5 Tips for First-Time Homebuyers and Mistakes to Avoid

So, you’re ready to buy your first home. While it’s an exciting feeling it can also be intimidating. Applying for a home loan, saving up for a down payment, and searching for the right house are just some of the new challenges you’ll encounter as you move through the process.

However, while it might be your first home-buying experience, there have been many people before you who have faced the same obstacles to find their dream home and successfully enter the world of homeownership. Now’s your chance, and to help you avoid common home-buying mistakes, we’ve compiled a list of what not to do and some helpful tips to make your experience easier.

Mistakes to Avoid:

  • Don’t put down just the bare minimum on your down payment
  • Don’t drain your savings account for your down payment
  • Don’t settle for the first mortgage quote you get
  • Don’t look at homes until you’ve figured out your price range
  • Don’t rush into a mortgage if you’re in a poor financial situation
  • Don’t underestimate the costs of homeownership

Tips for First-Time Homebuyers

#1: Put Down as Much Money as Possible

While many first-time-buyer programs offer lower down payments as incentive, only putting down a small amount upfront can work to your disadvantage in the long run. This is because the smaller the down payment you make, the more money you’ll owe on the loan, which translates to higher monthly payments and more interest that you’ll have to pay over the course of the loan.

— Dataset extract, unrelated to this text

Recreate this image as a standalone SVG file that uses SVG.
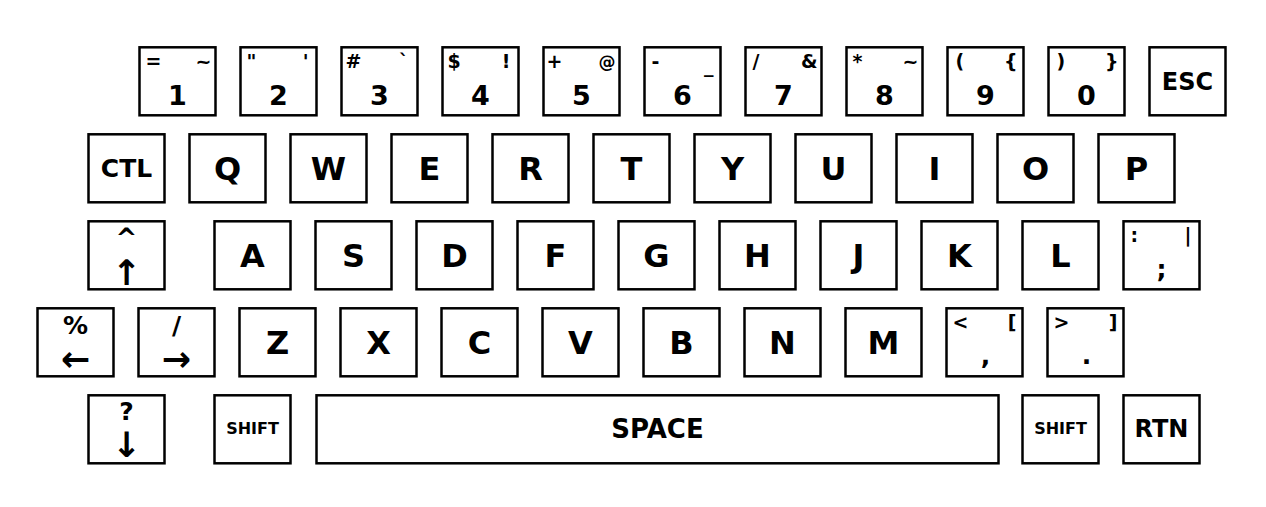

That said, you also don’t want to completely drain your savings account for your down payment. If you need to, wait longer in order to save for a larger down payment and maintain your emergency savings fund.

#2: Get Quotes from Several Mortgage Lenders

Mortgage lenders set their own interest rates. With that in mind, it may be to your advantage to shop around and get quotes from multiple lenders before settling on an offer. This is especially true if you don’t have excellent credit. While some lenders may offer you a very high interest rate, others may have special loan programs that cater to your situation, allowing you to secure better terms that will save you substantially over the life of your loan.

When choosing which lenders to go to for quotes, and potentially your final mortgage loan, it would be in your best interest to vet these providers first. What are their reviews like? Do they have the appropriate certifications (FHA underwriter training, etc.)? How long does their typical loan application and approval process take? These are all questions that can help you select the lender who is going to provide you with the best experience.

#3: Get Pre-Approved for a Mortgage Before House Hunting

You may have your own budget for what kind of house you can afford based on your income. However, that’s only part of the story. Mortgage lenders conduct an evaluation of your financial situation including your debt-to-income ratio, your credit history, and more, all of which is used to determine how large of a home loan you’d be able to take on based on their risk tolerance. So essentially, the mortgage lender tells you how much they’ll approve you for, and that’s the budget you should be working with when setting the price range for house hunting.

By getting a mortgage pre-approval before you start looking for houses, you will know how much of a loan you can qualify for, and in turn, which homes are in your price range. Having pre-approval can also cut down the timeline on the home-buying process.

#4: Address Credit or Financial Issues Before Applying for a Mortgage

If your financial situation is standing in the way of you and better loan terms, it may be worth the wait to work on improving your credit before officially starting the home-buying process. Whether you have a lot of payments left on your car, you have several credit cards that you haven’t started paying off, or you need to cut down on your expenses, it all matters when it comes to making yourself look like a reliable borrower.

Even moving your credit score from fair to good could have a notable impact on the interest rate you can get approved for.

#5: Budget for All the Costs of Homeownership

Many first-time homebuyers assume that the biggest cost they’ll need to worry about when buying a home is their mortgage payment. While that’s technically true, there are other expenses that should be on your radar as they can have a fairly large impact on your budget.

In addition to your mortgage, you should be prepared to pay for home improvements or maintenance (landscaping, lighting, paint, roofing, etc.) as well as emergency repairs (plumbing, roof leaks, etc.)—these costs can add up to several thousand dollars per year. If you plan to live in a community with an HOA, you should be ready to set aside a few hundred dollars per month for HOA fees too.

With these tips in mind, you’ll be better prepared to set yourself up for success when buying your first home. Good luck and happy house hunting!